## Plotting code records
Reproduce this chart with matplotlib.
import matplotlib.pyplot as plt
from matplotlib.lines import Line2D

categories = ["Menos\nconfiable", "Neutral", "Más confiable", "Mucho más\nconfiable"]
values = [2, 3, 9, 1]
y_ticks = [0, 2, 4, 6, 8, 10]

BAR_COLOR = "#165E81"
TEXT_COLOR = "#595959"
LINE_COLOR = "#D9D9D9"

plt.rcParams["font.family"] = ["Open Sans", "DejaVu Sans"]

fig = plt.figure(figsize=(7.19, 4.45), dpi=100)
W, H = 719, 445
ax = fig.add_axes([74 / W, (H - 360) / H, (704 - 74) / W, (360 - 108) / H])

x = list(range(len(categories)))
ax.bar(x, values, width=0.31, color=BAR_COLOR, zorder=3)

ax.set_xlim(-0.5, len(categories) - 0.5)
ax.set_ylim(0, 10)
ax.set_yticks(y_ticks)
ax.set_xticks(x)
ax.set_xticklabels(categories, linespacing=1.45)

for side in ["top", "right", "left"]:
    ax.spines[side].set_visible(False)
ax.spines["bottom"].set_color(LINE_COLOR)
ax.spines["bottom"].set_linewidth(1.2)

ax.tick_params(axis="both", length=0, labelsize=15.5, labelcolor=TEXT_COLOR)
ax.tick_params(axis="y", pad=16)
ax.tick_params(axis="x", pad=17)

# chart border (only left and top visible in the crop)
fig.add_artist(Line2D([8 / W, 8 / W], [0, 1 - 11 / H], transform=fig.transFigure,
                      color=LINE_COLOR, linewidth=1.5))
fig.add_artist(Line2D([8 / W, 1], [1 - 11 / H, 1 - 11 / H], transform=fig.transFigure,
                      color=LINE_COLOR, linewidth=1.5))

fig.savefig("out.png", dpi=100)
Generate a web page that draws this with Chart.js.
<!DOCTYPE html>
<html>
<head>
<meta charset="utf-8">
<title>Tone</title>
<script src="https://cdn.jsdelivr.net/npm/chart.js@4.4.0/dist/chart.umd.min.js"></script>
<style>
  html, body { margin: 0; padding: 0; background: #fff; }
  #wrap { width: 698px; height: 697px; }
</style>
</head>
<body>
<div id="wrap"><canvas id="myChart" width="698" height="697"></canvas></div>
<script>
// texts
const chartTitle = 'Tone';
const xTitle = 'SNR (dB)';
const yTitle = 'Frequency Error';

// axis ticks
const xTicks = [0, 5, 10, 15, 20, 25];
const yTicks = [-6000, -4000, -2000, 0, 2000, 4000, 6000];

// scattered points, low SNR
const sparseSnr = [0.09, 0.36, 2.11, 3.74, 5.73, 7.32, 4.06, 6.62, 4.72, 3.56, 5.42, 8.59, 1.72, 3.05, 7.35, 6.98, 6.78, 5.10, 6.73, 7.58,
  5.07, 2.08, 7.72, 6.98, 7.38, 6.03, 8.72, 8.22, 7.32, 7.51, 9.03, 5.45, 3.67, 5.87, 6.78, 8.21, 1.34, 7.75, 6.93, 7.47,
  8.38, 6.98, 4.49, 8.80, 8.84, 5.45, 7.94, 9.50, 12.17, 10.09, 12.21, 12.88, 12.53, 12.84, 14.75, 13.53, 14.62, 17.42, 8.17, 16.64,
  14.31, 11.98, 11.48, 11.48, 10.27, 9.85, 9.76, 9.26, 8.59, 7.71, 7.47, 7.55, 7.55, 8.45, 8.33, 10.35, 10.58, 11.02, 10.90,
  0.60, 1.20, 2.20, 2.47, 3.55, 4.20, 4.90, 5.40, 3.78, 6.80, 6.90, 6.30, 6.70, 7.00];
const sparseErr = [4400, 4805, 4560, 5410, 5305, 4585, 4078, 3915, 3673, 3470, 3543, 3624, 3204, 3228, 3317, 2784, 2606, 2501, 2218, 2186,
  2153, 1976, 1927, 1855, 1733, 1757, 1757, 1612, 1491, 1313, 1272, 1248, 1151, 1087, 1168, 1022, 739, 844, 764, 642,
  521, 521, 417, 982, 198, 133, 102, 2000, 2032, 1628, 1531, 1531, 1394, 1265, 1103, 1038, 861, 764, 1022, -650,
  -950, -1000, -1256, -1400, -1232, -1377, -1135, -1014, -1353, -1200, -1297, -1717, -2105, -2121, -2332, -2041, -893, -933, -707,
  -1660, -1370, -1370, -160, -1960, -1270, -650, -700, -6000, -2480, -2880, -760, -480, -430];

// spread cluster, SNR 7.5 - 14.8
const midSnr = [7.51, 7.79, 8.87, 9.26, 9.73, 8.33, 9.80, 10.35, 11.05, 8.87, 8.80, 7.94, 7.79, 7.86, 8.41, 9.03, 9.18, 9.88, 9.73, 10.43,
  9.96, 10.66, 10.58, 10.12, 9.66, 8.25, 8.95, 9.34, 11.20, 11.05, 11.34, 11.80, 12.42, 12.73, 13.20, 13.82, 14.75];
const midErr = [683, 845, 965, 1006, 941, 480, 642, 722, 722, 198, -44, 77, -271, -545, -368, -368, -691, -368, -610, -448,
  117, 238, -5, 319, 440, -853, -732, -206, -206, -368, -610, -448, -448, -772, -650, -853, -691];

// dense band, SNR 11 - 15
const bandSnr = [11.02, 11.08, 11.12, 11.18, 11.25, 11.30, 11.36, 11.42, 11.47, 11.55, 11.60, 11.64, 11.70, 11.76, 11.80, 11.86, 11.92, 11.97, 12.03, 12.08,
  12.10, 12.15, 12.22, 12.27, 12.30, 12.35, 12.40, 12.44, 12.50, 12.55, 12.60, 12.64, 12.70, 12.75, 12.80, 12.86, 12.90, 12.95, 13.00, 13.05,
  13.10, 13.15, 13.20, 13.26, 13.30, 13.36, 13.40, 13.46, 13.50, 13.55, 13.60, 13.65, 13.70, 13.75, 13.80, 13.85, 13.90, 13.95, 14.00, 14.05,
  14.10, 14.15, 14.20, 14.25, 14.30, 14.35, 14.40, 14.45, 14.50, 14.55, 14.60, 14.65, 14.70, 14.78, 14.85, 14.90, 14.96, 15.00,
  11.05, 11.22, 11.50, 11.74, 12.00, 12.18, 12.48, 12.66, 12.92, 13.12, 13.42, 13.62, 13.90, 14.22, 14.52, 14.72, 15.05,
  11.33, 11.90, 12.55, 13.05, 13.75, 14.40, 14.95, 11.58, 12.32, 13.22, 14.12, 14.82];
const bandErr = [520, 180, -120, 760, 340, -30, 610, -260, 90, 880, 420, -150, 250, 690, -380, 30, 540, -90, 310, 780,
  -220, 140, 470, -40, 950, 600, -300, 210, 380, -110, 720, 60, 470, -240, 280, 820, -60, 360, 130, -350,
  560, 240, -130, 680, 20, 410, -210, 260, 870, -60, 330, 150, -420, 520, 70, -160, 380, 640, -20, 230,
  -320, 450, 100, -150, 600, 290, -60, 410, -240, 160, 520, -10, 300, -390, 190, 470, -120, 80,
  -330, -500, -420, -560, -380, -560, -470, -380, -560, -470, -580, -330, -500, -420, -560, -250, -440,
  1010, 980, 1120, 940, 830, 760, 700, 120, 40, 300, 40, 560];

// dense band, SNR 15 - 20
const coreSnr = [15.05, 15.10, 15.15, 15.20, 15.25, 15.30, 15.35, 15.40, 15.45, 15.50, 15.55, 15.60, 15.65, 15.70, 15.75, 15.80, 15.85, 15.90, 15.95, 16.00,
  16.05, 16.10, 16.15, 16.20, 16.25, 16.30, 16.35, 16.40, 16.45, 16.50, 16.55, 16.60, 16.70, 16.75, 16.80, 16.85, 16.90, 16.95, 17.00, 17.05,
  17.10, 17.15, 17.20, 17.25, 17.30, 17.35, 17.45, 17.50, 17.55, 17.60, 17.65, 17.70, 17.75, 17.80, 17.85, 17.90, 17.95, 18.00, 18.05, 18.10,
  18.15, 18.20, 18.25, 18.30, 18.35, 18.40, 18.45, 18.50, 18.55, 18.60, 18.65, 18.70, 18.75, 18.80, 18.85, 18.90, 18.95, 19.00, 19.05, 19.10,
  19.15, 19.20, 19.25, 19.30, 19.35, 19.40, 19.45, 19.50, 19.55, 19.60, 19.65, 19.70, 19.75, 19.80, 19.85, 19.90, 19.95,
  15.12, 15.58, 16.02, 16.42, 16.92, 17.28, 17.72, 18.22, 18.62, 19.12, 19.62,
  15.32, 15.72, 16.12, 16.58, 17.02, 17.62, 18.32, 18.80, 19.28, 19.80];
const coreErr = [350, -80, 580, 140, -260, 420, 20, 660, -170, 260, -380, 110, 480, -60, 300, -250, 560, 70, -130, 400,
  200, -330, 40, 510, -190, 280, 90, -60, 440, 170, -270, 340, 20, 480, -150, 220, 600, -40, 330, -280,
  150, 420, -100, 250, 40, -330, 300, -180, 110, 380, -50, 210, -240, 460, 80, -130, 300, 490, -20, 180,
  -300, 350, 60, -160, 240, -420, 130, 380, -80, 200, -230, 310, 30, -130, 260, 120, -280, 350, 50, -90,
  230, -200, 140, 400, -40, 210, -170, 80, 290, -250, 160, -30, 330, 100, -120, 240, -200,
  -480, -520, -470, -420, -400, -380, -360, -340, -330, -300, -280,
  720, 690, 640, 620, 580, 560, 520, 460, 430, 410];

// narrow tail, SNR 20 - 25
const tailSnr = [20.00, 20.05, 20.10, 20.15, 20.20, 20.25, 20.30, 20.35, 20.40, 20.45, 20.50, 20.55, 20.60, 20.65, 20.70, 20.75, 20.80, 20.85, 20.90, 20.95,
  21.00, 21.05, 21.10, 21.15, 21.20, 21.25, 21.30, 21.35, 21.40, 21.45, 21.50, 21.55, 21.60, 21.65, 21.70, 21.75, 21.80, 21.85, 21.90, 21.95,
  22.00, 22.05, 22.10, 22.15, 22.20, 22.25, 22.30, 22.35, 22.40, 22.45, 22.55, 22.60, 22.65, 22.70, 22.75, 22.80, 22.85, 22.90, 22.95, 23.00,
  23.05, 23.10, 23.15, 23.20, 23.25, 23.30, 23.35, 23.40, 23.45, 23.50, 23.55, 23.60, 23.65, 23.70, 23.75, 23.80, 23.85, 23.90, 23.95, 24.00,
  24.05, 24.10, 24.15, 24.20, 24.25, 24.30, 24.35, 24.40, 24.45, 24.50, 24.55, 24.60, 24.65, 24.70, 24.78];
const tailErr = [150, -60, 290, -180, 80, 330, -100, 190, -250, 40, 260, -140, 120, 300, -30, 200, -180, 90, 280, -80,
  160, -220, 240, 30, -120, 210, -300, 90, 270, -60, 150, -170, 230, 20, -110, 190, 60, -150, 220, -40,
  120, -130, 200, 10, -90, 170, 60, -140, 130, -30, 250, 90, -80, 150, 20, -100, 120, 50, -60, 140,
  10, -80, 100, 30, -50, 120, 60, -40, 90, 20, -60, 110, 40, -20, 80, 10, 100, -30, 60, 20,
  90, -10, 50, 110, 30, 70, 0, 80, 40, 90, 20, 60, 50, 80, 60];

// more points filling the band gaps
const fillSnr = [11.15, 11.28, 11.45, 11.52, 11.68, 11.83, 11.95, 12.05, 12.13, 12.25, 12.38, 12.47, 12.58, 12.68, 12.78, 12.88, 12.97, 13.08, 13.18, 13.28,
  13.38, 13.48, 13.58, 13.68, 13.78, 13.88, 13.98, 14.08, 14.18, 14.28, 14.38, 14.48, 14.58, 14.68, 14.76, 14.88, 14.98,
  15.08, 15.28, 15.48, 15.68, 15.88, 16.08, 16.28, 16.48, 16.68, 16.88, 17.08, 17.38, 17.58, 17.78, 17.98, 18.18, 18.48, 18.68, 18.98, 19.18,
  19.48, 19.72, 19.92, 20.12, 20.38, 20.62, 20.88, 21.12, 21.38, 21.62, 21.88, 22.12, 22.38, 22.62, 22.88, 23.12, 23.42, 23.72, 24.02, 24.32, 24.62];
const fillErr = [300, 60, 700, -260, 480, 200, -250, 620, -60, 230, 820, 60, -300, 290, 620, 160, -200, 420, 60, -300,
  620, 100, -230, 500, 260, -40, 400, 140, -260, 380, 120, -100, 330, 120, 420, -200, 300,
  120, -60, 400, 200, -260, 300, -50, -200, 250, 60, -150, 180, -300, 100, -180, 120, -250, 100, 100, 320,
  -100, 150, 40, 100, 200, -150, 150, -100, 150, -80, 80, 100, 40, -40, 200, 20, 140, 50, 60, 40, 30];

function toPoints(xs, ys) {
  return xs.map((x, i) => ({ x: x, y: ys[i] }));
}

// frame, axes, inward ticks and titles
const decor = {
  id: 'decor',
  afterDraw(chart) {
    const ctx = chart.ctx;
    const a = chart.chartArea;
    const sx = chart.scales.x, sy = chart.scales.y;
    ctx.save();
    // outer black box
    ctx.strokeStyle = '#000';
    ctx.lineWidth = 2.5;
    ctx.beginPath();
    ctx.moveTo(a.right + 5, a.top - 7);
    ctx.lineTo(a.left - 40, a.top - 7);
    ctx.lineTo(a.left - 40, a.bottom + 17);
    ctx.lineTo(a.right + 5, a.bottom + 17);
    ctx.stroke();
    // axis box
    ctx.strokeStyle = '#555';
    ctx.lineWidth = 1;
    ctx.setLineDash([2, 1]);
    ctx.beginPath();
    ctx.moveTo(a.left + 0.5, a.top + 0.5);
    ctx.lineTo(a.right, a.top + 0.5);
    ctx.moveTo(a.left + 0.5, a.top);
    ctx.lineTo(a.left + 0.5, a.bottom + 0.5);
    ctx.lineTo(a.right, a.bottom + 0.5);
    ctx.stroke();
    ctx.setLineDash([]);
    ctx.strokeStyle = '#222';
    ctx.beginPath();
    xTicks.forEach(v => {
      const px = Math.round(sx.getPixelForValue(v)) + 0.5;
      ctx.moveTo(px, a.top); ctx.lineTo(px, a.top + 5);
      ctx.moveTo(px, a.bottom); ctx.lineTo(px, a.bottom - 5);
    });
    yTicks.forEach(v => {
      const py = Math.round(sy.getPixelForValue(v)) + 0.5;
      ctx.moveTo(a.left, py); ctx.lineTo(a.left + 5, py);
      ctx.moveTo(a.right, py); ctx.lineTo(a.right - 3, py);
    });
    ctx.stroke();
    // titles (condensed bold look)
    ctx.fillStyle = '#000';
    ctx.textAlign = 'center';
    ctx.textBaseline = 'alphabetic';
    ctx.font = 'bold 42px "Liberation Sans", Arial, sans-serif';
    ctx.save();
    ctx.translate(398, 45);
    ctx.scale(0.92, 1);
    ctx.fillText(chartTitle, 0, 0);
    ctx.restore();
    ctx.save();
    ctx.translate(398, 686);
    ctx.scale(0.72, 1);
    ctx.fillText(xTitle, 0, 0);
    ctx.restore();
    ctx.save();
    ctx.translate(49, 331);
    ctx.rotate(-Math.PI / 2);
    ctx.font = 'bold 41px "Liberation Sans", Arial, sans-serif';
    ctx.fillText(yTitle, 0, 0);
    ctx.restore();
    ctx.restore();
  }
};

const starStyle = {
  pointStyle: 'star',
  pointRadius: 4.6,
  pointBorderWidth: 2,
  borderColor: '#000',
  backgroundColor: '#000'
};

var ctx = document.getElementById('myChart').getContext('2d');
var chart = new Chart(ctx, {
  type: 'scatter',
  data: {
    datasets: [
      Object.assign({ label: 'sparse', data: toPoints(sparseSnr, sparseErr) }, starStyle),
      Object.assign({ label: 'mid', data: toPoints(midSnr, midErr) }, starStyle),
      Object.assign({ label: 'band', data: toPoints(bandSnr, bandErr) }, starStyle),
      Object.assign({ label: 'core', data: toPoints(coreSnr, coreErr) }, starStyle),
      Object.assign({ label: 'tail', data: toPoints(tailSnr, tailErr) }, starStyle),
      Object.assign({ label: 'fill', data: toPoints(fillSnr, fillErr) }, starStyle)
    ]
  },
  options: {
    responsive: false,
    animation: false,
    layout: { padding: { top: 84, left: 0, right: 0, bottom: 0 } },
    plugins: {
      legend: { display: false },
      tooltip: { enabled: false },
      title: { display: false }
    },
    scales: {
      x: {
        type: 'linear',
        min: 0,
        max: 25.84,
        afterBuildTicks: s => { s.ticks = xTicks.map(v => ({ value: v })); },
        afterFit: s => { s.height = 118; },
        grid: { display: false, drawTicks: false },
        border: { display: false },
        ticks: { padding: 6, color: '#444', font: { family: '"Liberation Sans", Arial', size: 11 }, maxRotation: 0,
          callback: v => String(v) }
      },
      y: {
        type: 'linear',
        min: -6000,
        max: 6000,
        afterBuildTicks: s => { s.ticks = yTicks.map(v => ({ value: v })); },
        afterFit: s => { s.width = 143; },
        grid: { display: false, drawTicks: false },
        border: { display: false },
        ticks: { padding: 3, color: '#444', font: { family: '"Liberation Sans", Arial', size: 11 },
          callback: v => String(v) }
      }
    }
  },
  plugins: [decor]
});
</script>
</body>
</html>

## WORK TO COMPLETE
Display every line of the listing that contains the string "matplotlib".

## ANSWER FOR THE TASK
Reproduce this chart with matplotlib.
import matplotlib.pyplot as plt
from matplotlib.lines import Line2D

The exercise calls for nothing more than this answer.